You start seeing beauty in the everyday in a way you didn’t before, and you reflect on what makes something precious or beautiful. Why not a can of soup?
Warhol seemed to have an extraordinary knack for something very intriguing. By taking an ordinary thing, and simply repeating it, he created something beautiful and powerful.
I think there is a similar dynamic at work in our gospel reading today. For Jesus teaches us that forgiveness is not something we should do every once in a while when its particularly needful or important. No. Forgiveness is something that needs to take place regularly in our lives. Not seven times, but seventy seven times. It is a thing that should repeat itself, time and time again.
In many ways an everyday act of forgiveness is quite a simple, uncomplicated thing: making an effort to get on with someone you had a row with; making amends with someone who insulted you; putting behind you a cross word or harsh criticism that you know someone made in anger without really meaning it. But just like one of those pictures by Warhol, by repeating a simple every day action, something of greater beauty and power emerges.
For it’s by regularly making and receiving acts of simple forgiveness that we find the strength to forgive on those few occasions when it’s actually much more difficult.
If forgiveness has become a natural part of your life, if it has become part of the warp and weft, then it becomes a natural pattern in the bigger, more complex things too. The problem with the servant Jesus speaks about in today’s parable is that although he receives forgiveness, he is not used to being forgiving himself.
Philosophers and theologians call this kind of thinking virtue ethics. It’s a useful way of looking on life. For ethics isn’t about calculating what the right decision is to take under certain circumstances. No Christian ethics is about something different.
It’s about growing in virtue in such a way that doing the right thing comes naturally. It’s about cultivating the habits and perspectives in life than make being virtuous easier. It’s realising that the more you forgive people, the easier it is to forgive. The more you forgive, the more natural and more fruitful and more life changing it becomes.
And all this happens for one very simple reason. The more you forgive, the more God is at work in your life.
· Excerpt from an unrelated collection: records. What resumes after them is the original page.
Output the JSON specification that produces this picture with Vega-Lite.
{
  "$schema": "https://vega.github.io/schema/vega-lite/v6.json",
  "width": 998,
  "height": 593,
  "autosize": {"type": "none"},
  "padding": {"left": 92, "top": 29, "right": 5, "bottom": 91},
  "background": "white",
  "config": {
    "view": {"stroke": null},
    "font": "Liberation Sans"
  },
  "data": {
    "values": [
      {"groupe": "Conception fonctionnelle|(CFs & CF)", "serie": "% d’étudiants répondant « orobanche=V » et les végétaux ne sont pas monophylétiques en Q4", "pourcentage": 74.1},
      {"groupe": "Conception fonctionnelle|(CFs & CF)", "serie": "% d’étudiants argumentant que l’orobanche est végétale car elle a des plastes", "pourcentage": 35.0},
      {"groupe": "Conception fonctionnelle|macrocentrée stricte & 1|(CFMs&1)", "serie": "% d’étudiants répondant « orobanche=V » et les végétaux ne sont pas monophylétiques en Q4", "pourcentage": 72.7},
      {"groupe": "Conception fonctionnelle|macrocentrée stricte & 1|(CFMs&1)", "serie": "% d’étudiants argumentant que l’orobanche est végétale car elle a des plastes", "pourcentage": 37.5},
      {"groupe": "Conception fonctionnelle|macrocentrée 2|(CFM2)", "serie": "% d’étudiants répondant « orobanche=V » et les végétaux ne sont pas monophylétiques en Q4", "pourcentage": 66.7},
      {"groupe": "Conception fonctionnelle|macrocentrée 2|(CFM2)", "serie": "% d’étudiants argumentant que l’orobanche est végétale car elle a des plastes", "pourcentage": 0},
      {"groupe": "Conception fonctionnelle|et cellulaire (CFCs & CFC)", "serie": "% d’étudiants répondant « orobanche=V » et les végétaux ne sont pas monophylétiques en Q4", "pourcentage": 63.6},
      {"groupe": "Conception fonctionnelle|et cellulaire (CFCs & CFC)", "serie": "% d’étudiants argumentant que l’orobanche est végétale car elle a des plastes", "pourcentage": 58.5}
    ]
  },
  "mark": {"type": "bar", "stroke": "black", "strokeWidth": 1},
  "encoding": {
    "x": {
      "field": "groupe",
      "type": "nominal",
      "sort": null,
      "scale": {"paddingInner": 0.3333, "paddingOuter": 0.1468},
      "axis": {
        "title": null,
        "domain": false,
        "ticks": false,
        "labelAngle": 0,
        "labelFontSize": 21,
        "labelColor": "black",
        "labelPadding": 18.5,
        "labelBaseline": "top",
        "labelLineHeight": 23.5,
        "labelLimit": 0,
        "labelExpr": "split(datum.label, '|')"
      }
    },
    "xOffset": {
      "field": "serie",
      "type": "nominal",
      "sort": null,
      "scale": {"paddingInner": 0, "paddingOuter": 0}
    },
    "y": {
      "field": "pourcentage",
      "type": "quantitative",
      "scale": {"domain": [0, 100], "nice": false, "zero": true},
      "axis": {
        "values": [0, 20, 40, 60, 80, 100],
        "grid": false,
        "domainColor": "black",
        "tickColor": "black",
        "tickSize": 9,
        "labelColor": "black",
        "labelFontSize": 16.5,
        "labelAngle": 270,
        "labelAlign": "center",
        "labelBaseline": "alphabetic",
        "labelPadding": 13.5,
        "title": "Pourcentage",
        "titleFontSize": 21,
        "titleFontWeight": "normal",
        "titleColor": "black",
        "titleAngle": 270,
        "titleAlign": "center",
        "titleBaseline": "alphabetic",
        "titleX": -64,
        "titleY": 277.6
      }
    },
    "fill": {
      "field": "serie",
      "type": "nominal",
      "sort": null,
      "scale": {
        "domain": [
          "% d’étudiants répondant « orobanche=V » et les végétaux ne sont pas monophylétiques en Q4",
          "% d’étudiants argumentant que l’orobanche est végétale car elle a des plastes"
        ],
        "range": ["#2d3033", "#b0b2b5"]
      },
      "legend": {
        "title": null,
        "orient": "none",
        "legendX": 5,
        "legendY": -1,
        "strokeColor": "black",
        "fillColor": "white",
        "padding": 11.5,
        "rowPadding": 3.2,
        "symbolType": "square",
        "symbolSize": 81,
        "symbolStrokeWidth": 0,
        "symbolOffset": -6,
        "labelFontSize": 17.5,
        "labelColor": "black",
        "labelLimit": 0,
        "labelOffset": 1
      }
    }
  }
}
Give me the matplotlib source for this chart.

So today is an opportunity to remember that truth we learn in those strange Warhol prints. By taking something simple and everyday, and by repeating it, we create something beautiful and powerful. Through small acts of forgiveness – both giving and receiving, repeated day in, day out, mercy and love become a natural part of our outlook on life.
The more love and mercy characterise our actions and thoughts, the easier it is to forgive when it’s really difficult. When we’ve been deliberately attacked and feel hurt, when we’ve been betrayed or cheated on, when we’ve been lied to or callously gossiped about. For it is then that we really need to forgive. And if we can, then we reveal something of what God himself is like – loving, merciful and always ready to welcome us back to his heart.